For the third consecutive month consumer inflation in Brazil declined on a year-over-year basis according to data released today, sparking speculation that Banco Central do Brasil President Meirelles will cut rates next month. Despite the fact that inflation is still 1.25% higher than the government’s target level, the central bank is now forecasting that the target will be met by year end which, when combined with the relatively sky high Selic rate of 12.66%, leaves Meirelles with seemingly more than enough room to cut when the Bank board meets on March 10th.

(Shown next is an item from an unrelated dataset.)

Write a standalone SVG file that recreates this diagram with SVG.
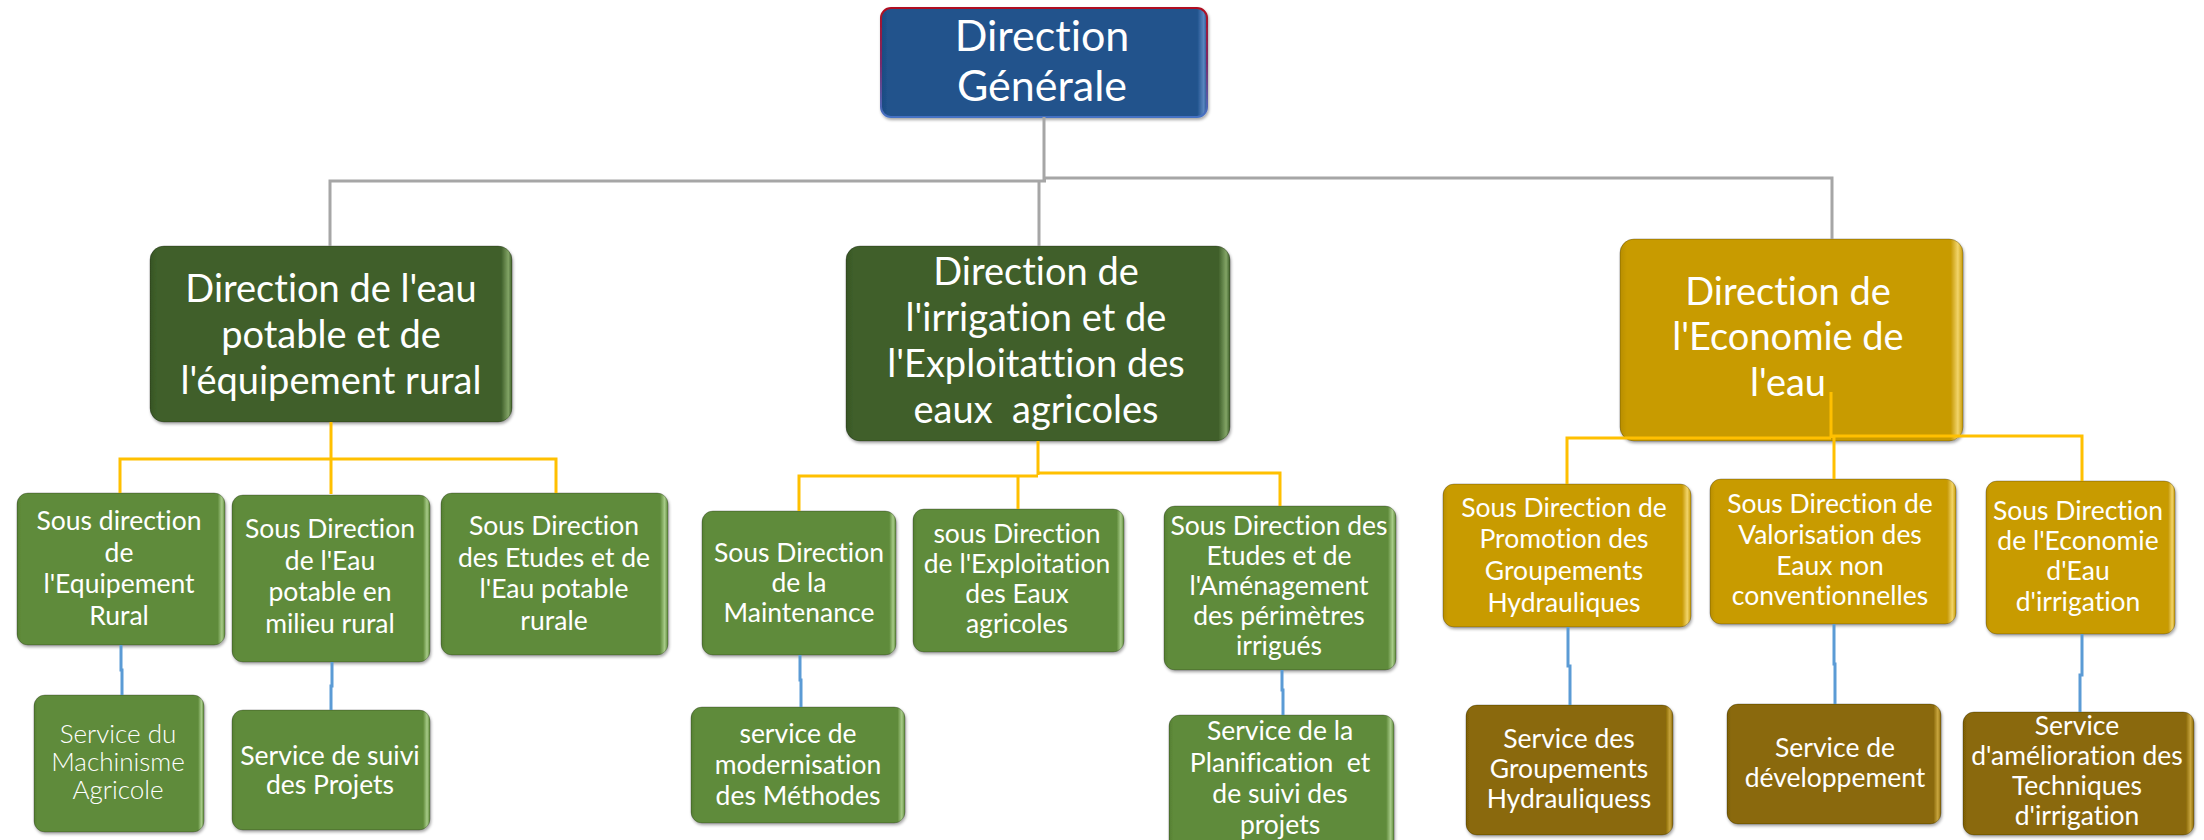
<svg xmlns="http://www.w3.org/2000/svg" width="2204" height="840" viewBox="0 0 2204 840">
<defs>
<linearGradient id="gBlue" x1="0" y1="0" x2="1" y2="0"><stop offset="0" stop-color="#1C4A80"/><stop offset="0.02" stop-color="#20528C"/><stop offset="0.97" stop-color="#20528C"/><stop offset="0.99" stop-color="#5B86C0"/><stop offset="1" stop-color="#20528C"/></linearGradient>
<linearGradient id="sBlue" x1="0" y1="0" x2="0" y2="1"><stop offset="0" stop-color="#B01020"/><stop offset="0.5" stop-color="#7A2A6A"/><stop offset="1" stop-color="#4472C4"/></linearGradient>
<linearGradient id="gDark" x1="0" y1="0" x2="1" y2="0"><stop offset="0" stop-color="#375524"/><stop offset="0.02" stop-color="#3F5F2A"/><stop offset="0.97" stop-color="#3F5F2A"/><stop offset="0.99" stop-color="#82A466"/><stop offset="1" stop-color="#3F5F2A"/></linearGradient>
<linearGradient id="gMid" x1="0" y1="0" x2="1" y2="0"><stop offset="0" stop-color="#557F33"/><stop offset="0.02" stop-color="#5F8B3A"/><stop offset="0.965" stop-color="#5F8B3A"/><stop offset="0.985" stop-color="#A7CB88"/><stop offset="1" stop-color="#5F8B3A"/></linearGradient>
<linearGradient id="gGold" x1="0" y1="0" x2="1" y2="0"><stop offset="0" stop-color="#B88E04"/><stop offset="0.02" stop-color="#C89B06"/><stop offset="0.965" stop-color="#C89B06"/><stop offset="0.985" stop-color="#F2D46A"/><stop offset="1" stop-color="#C89B06"/></linearGradient>
<linearGradient id="gBrown" x1="0" y1="0" x2="1" y2="0"><stop offset="0" stop-color="#7C5E06"/><stop offset="0.02" stop-color="#8A6907"/><stop offset="0.965" stop-color="#8A6907"/><stop offset="0.985" stop-color="#C9A63E"/><stop offset="1" stop-color="#8A6907"/></linearGradient>
<filter id="sh" x="-5%" y="-5%" width="112%" height="115%"><feDropShadow dx="1" dy="2" stdDeviation="1.5" flood-color="#000" flood-opacity="0.35"/></filter>
</defs>
<style>
rect{stroke:rgba(0,0,0,0.25);stroke-width:1;filter:url(#sh)}
text{font-family:Lato,"Open Sans","Liberation Sans",sans-serif;fill:#fff;text-anchor:middle;font-variant-ligatures:none;font-feature-settings:"liga" 0,"clig" 0}
.t0{font-size:43px}
.t1{font-size:38px}
.t2{font-size:26.5px}
.lt{font-weight:300;font-size:26px}
.c{fill:none;stroke-width:3}
.gray{stroke:#A6A6A6}
.yel{stroke:#FFC000}
.blu{stroke:#5B9BD5}
</style>

<g id="dg"><rect x="881" y="8" width="326" height="109" rx="10" fill="url(#gBlue)" style="stroke:url(#sBlue);stroke-width:2"/>
<text class="t0" x="1042"><tspan x="1042" y="51">Direction</tspan><tspan x="1042" y="101">Générale</tspan></text></g>

<g id="d1"><rect x="150" y="246" width="362" height="176" rx="14" fill="url(#gDark)"/>
<text class="t1"><tspan x="331" y="302">Direction de l'eau</tspan><tspan x="331" y="348">potable et de</tspan><tspan x="331" y="394">l'équipement rural</tspan></text></g>

<g id="d2"><rect x="846" y="246" width="384" height="195" rx="14" fill="url(#gDark)"/>
<text class="t1" xml:space="preserve"><tspan x="1036" y="285">Direction de</tspan><tspan x="1036" y="331">l'irrigation et de</tspan><tspan x="1036" y="377">l'Exploitattion des</tspan><tspan x="1036" y="423">eaux  agricoles</tspan></text></g>

<g id="d3"><rect x="1620" y="239" width="343" height="202" rx="14" fill="url(#gGold)"/>
<text class="t1"><tspan x="1788" y="305">Direction de</tspan><tspan x="1788" y="350">l'Economie de</tspan><tspan x="1788" y="396">l'eau</tspan></text></g>

<g id="sd1a"><rect x="17" y="493" width="208" height="152" rx="11" fill="url(#gMid)"/>
<text class="t2"><tspan x="119" y="530">Sous direction</tspan><tspan x="119" y="562">de</tspan><tspan x="119" y="593">l'Equipement</tspan><tspan x="119" y="625">Rural</tspan></text></g>

<g id="sd1b"><rect x="232" y="495" width="198" height="167" rx="11" fill="url(#gMid)"/>
<text class="t2"><tspan x="330" y="538">Sous Direction</tspan><tspan x="330" y="570">de l'Eau</tspan><tspan x="330" y="601">potable en</tspan><tspan x="330" y="633">milieu rural</tspan></text></g>

<g id="sd1c"><rect x="441" y="493" width="227" height="162" rx="11" fill="url(#gMid)"/>
<text class="t2"><tspan x="554" y="535">Sous Direction</tspan><tspan x="554" y="567">des Etudes et de</tspan><tspan x="554" y="598">l'Eau potable</tspan><tspan x="554" y="630">rurale</tspan></text></g>

<g id="s1a"><rect x="34" y="695" width="170" height="137" rx="11" fill="url(#gMid)"/>
<text class="lt"><tspan x="118" y="743">Service du</tspan><tspan x="118" y="771">Machinisme</tspan><tspan x="118" y="799">Agricole</tspan></text></g>

<g id="s1b"><rect x="232" y="710" width="198" height="120" rx="11" fill="url(#gMid)"/>
<text class="t2"><tspan x="330" y="765">Service de suivi</tspan><tspan x="330" y="794">des Projets</tspan></text></g>

<g id="sd2a"><rect x="702" y="511" width="194" height="144" rx="11" fill="url(#gMid)"/>
<text class="t2"><tspan x="799" y="562">Sous Direction</tspan><tspan x="799" y="592">de la</tspan><tspan x="799" y="622">Maintenance</tspan></text></g>

<g id="sd2b"><rect x="913" y="509" width="211" height="143" rx="11" fill="url(#gMid)"/>
<text class="t2"><tspan x="1017" y="543">sous Direction</tspan><tspan x="1017" y="573">de l'Exploitation</tspan><tspan x="1017" y="603">des Eaux</tspan><tspan x="1017" y="633">agricoles</tspan></text></g>

<g id="sd2c"><rect x="1164" y="506" width="232" height="164" rx="11" fill="url(#gMid)"/>
<text class="t2"><tspan x="1279" y="535">Sous Direction des</tspan><tspan x="1279" y="565">Etudes et de</tspan><tspan x="1279" y="595">l'Aménagement</tspan><tspan x="1279" y="625">des périmètres</tspan><tspan x="1279" y="655">irrigués</tspan></text></g>

<g id="s2a"><rect x="691" y="707" width="214" height="116" rx="11" fill="url(#gMid)"/>
<text class="t2"><tspan x="798" y="743">service de</tspan><tspan x="798" y="774">modernisation</tspan><tspan x="798" y="805">des Méthodes</tspan></text></g>

<g id="s2c"><rect x="1169" y="715" width="225" height="137" rx="11" fill="url(#gMid)"/>
<text class="t2" xml:space="preserve"><tspan x="1280" y="740">Service de la</tspan><tspan x="1280" y="772">Planification  et</tspan><tspan x="1280" y="803">de suivi des</tspan><tspan x="1280" y="834">projets</tspan></text></g>

<g id="sd3a"><rect x="1443" y="484" width="248" height="143" rx="11" fill="url(#gGold)"/>
<text class="t2"><tspan x="1564" y="517">Sous Direction de</tspan><tspan x="1564" y="548">Promotion des</tspan><tspan x="1564" y="580">Groupements</tspan><tspan x="1564" y="612">Hydrauliques</tspan></text></g>

<g id="sd3b"><rect x="1710" y="479" width="246" height="145" rx="11" fill="url(#gGold)"/>
<text class="t2"><tspan x="1830" y="513">Sous Direction de</tspan><tspan x="1830" y="544">Valorisation des</tspan><tspan x="1830" y="575">Eaux non</tspan><tspan x="1830" y="605">conventionnelles</tspan></text></g>

<g id="sd3c"><rect x="1986" y="481" width="189" height="153" rx="11" fill="url(#gGold)"/>
<text class="t2"><tspan x="2078" y="520">Sous Direction</tspan><tspan x="2078" y="550">de l'Economie</tspan><tspan x="2078" y="580">d'Eau</tspan><tspan x="2078" y="611">d'irrigation</tspan></text></g>

<g id="s3a"><rect x="1466" y="705" width="207" height="130" rx="11" fill="url(#gBrown)"/>
<text class="t2"><tspan x="1569" y="748">Service des</tspan><tspan x="1569" y="778">Groupements</tspan><tspan x="1569" y="808">Hydrauliquess</tspan></text></g>

<g id="s3b"><rect x="1727" y="704" width="214" height="120" rx="11" fill="url(#gBrown)"/>
<text class="t2"><tspan x="1835" y="757">Service de</tspan><tspan x="1835" y="787">développement</tspan></text></g>

<g id="s3c"><rect x="1963" y="712" width="231" height="123" rx="11" fill="url(#gBrown)"/>
<text class="t2"><tspan x="2077" y="735">Service</tspan><tspan x="2077" y="765">d'amélioration des</tspan><tspan x="2077" y="795">Techniques</tspan><tspan x="2077" y="825">d'irrigation</tspan></text></g>

<g id="connectors">
<path class="c gray" d="M1044 117 V181 M330 246 V181 H1046 M1044 178 H1832 V239 M1039 181 V246"/>
<path class="c yel" d="M331 422 V459 M120 493 V459 H556 V493 M331 459 V494"/>
<path class="c yel" d="M1038 441 V475 M799 511 V476 H1038 M1038 473 H1280 V506 M1018 476 V509"/>
<path class="c yel" d="M1831 392 V438 M1567 484 V438 H1831 M1831 436 H2082 V481 M1834 436 V479"/>
<path class="c blu" d="M121 645 V670 H122 V695 M332 662 V686 H331 V710"/>
<path class="c blu" d="M800 655 V680 H801 V707 M1282 670 V690 H1283 V715"/>
<path class="c blu" d="M1568 627 V666 H1570 V705 M1834 624 V664 H1835 V704 M2082 634 V675 H2080 V712"/>
</g>
</svg>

The numbers for the broad IPCA show that, for the most part, price pressure seems to be cooling (interestingly, the decline in transportation costs was driven by big decreases in the cost of new and used cars, a factor which largely offset significant increases in metropolitan public transport costs). Below is a breakout for some of the major basket components in January :


The component of primary concern remains food. Despite declining biofuel prices, food costs rose 0.68% broadly for the month while the IPCA 15 , which specifically tracks consumer inflation in major cities only, showed an increase of 0.72% M/M in January, up from 0.32% in December. This increase has been attributed to speculation that a drought in southern Brazil will curtail output this year. Agriculture Minister Reinhold Stephanes has publicly stated that grain production may drop as much as 8% in 2009 versus last year. Some of the biggest increases in the IPCA 15 food price basket were potatoes at +11.87% for the month and fruits at +2.41%. President Lula’s government has arguably made significant strides in reducing poverty; but with nearly 35 million people still living on less than 125 Reais per month (~$55) it is unlikely that the populist leadership will be willing to risk increased food costs regardless of the impact on growth. As such, Meirelles faces real limits in his ability to cut deeply.

Even with food costs still a cause for concern, we continue to be bullish on Brazil and believe that the same prudent management that proved successful in expanding the middle class while still somewhat keeping a lid on inflation during the bubble could now help domestic consumption offset cooling external demand enough to sustain positive growth levels.

We are long the Brazilian equity market via the ETF EWZ.